Uber showed the way. They initially operated illegally in many cities but moved so quickly as to capture the market and then they would tell the city that they need to be worked with because people love their service.
https://www.theguardian.com/news/2022/jul/10/uber-files-leak...
jcranmer 6 months ago

The short answer is that there is actually a number of active lawsuits alleging copyright violation, but they take time (years) to resolve. And since it's only been about two years since we've had the big generative AI blow up, fueled by entities with deep pockets (i.e., you can actually profit off of the lawsuit), there quite literally hasn't been enough time for a lawsuit to find them in violation of copyright.
And quite frankly, between the announcement of several licensing deals in the past year for new copyrighted content for training, and the recent decision in Warhol "clarifying" the definition of "transformative" for the purposes of fair use, the likelihood of training for AI being found fair is actually quite slim.
AdieuToLogic 6 months ago
> Can somehow explain to me how they can simply not respect copyright and get away with it? Also is this a uniquely open-ai problem, or also true of the other llm makers?
"Move fast and break things."[0]
Another way to phrase this is:
Move fast enough while breaking things and regulations can never catch up.
0 - https://quotes.guide/mark-zuckerberg/quote/move-fast-and-bre...
cmrdporcupine 6 months ago

You'll find people on this forum especially using the false analogy with a human. Like these things are like or analogous to human minds, and human minds have fair use access, so why shouldn't a these?
Magical thinking that just so happens to make lots of $$. And after all why would you want to get in the way of profit^H^H^Hgress?
qwertox 6 months ago

I wonder if Google can sue them for downloading the YouTube videos plus automatically generated transcripts in order to train their models.
And if Google could enforce removal of this content from their training set and enforce a "rebuild" of a model which does not contain this data.
Billion-dollar lawsuits.
musicale 6 months ago

It worked for Napster for a while.
davidcbc 6 months ago

They're a rich company, they are immune from consequences
marxisttemp 6 months ago

“There must be in-groups whom the law protects but does not bind, alongside out-groups whom the law binds but does not protect.”
scotty79 6 months ago

It's because the copyright is fake and the only thing supporting it were million dollar business. It naturally crumbles while facing billion dollar business.

Xcelerate 6 months ago

Why do HN commenters want OpenAI to be considered in violation of copyright here?

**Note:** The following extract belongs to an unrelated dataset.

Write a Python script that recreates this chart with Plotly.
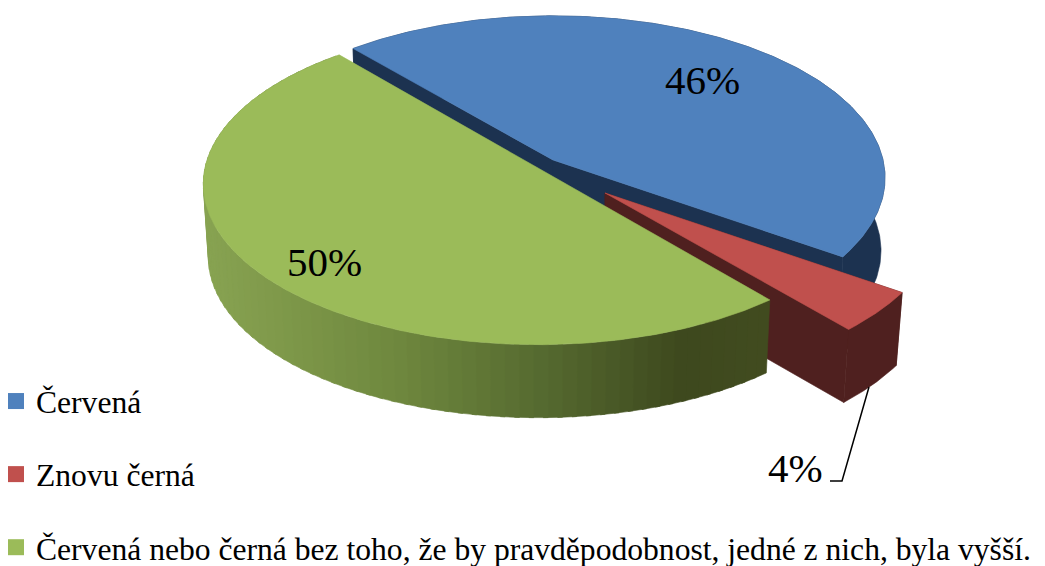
import numpy as np
import plotly.graph_objects as go

# --- data ---
categories = ["Červená", "Znovu černá", "Červená nebo černá bez toho, že by pravděpodobnost, jedné z nich, byla vyšší."]
values = [46, 4, 50]

# --- style / geometry ---
top_colors = ["#4f81bd", "#c0504d", "#9bbb59"]
dark_colors = ["#1c3250", "#4f201f", None]
START = 318.0
geom = [
    dict(cx=553, cy=160, A=330, B=160, p=0.11, rot=1, K=0.012),
    dict(cx=605, cy=193, A=337, B=170, p=0.10, rot=0, K=0.02),
    dict(cx=538, cy=168, A=333, B=159, p=0.10, rot=2, K=0.015),
]
H = 73
label_pos = [(702, 80), (324, 262), (795, 468)]
label_idx = [0, 2, 1]
grad_x = [205, 300, 400, 550, 680, 768]
grad_rgb = np.array([[136, 163, 82], [124, 150, 72], [110, 135, 62], [84, 104, 47], [62, 73, 30], [66, 76, 32]])
FONT = "Liberation Serif"
PAGE = 8  # the page's own body margin


def proj(th_deg, r, g, z=0.0):
    th = np.radians(th_deg)
    X, Y = r * np.sin(th), r * np.cos(th)
    w = 1 + g["p"] * Y
    s = 1 - g["K"] * z
    return g["cx"] + g["A"] * X / w * s, g["cy"] - g["B"] * Y / w + H * z


def poly(fig, xs, ys, color):
    xs, ys = list(xs), list(ys)
    fig.add_trace(go.Scatter(x=xs + xs[:1], y=ys + ys[:1], mode="lines", fill="toself", fillcolor=color,
                             line=dict(color=color, width=0.6), hoverinfo="skip", showlegend=False))


fig = go.Figure()
edges = np.concatenate([[0], np.cumsum(values)]) / sum(values) * 360 + START

for i, g in enumerate(geom):
    a0, a1 = edges[i] + g["rot"], edges[i + 1] + g["rot"]
    th = np.linspace(a0, a1, 240)
    xt, yt = proj(th, 1, g, 0)
    xb, yb = proj(th, 1, g, 1)
    cx0, cy0 = proj(0.0, 0, g, 0)
    cx1, cy1 = proj(0.0, 0, g, 1)
    if dark_colors[i]:
        poly(fig, [cx0, xt[0], xb[0], cx1], [cy0, yt[0], yb[0], cy1], dark_colors[i])
        poly(fig, [cx0, xt[-1], xb[-1], cx1], [cy0, yt[-1], yb[-1], cy1], dark_colors[i])
        poly(fig, np.r_[xt, xb[::-1]], np.r_[yt, yb[::-1]], dark_colors[i])
    else:
        # gradient wall: each band overlaps its neighbour so no seams show
        step = 3
        for j in range(0, len(th) - step, step):
            e = min(j + step + 1, len(th) - 1)
            xm = (xt[j] + xt[e]) / 2
            c = [np.interp(xm, grad_x, grad_rgb[:, k]) for k in range(3)]
            col = "rgb(%d,%d,%d)" % tuple(c)
            poly(fig, [xt[j], xt[e], xb[e], xb[j]], [yt[j], yt[e], yb[e], yb[j]], col)
    poly(fig, np.r_[cx0, xt], np.r_[cy0, yt], top_colors[i])

# leader line for the small slice label
fig.add_trace(go.Scatter(x=[830, 842, 869], y=[481, 481, 387], mode="lines",
                         line=dict(color="black", width=1.5), hoverinfo="skip", showlegend=False))

# legend entries
for i, name in enumerate(categories):
    fig.add_trace(go.Scatter(x=[None], y=[None], mode="markers", name=name, legendgroup=str(i),
                             marker=dict(symbol="square", size=16, color=top_colors[i])))

for (x, y), idx in zip(label_pos, label_idx):
    fig.add_annotation(x=x, y=y, text=f"{values[idx]}%", showarrow=False,
                       font=dict(family=FONT, size=41, color="black"))

W, Ht = 1070, 566 - PAGE
plot_w = 1045 - PAGE
fig.update_layout(
    width=W, height=Ht, margin=dict(l=0, r=0, t=0, b=0, autoexpand=False),
    paper_bgcolor="white", plot_bgcolor="white",
    xaxis=dict(range=[PAGE, 1045], domain=[0, plot_w / W], visible=False, fixedrange=True),
    yaxis=dict(range=[566, PAGE], visible=False, fixedrange=True),
    legend=dict(x=-12 / W, y=-9 / Ht, xanchor="left", yanchor="bottom", tracegroupgap=29,
                itemwidth=30, bgcolor="rgba(0,0,0,0)", borderwidth=0,
                font=dict(family=FONT, size=31.6, color="black")),
    showlegend=True,
)
fig.write_html("out.html", post_script="document.documentElement.style.overflow='hidden';")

Ok, so imagine you get your wish. Now all the big tech companies enter into billion dollar contracts with each other along with more traditional companies to get access to training data. So we close off the possibility of open development of AI even further. Every tech company with user-generated content over the last 20 years or so is sitting on a treasure trove now.

I’d prefer we go the other direction where something like archive.org archives all publicly accessible content and the government manages this, keeps it up-to-date, and gives cheap access to all of the data to anyone on request. That’s much more “democratizing” than further locking down training data to big companies.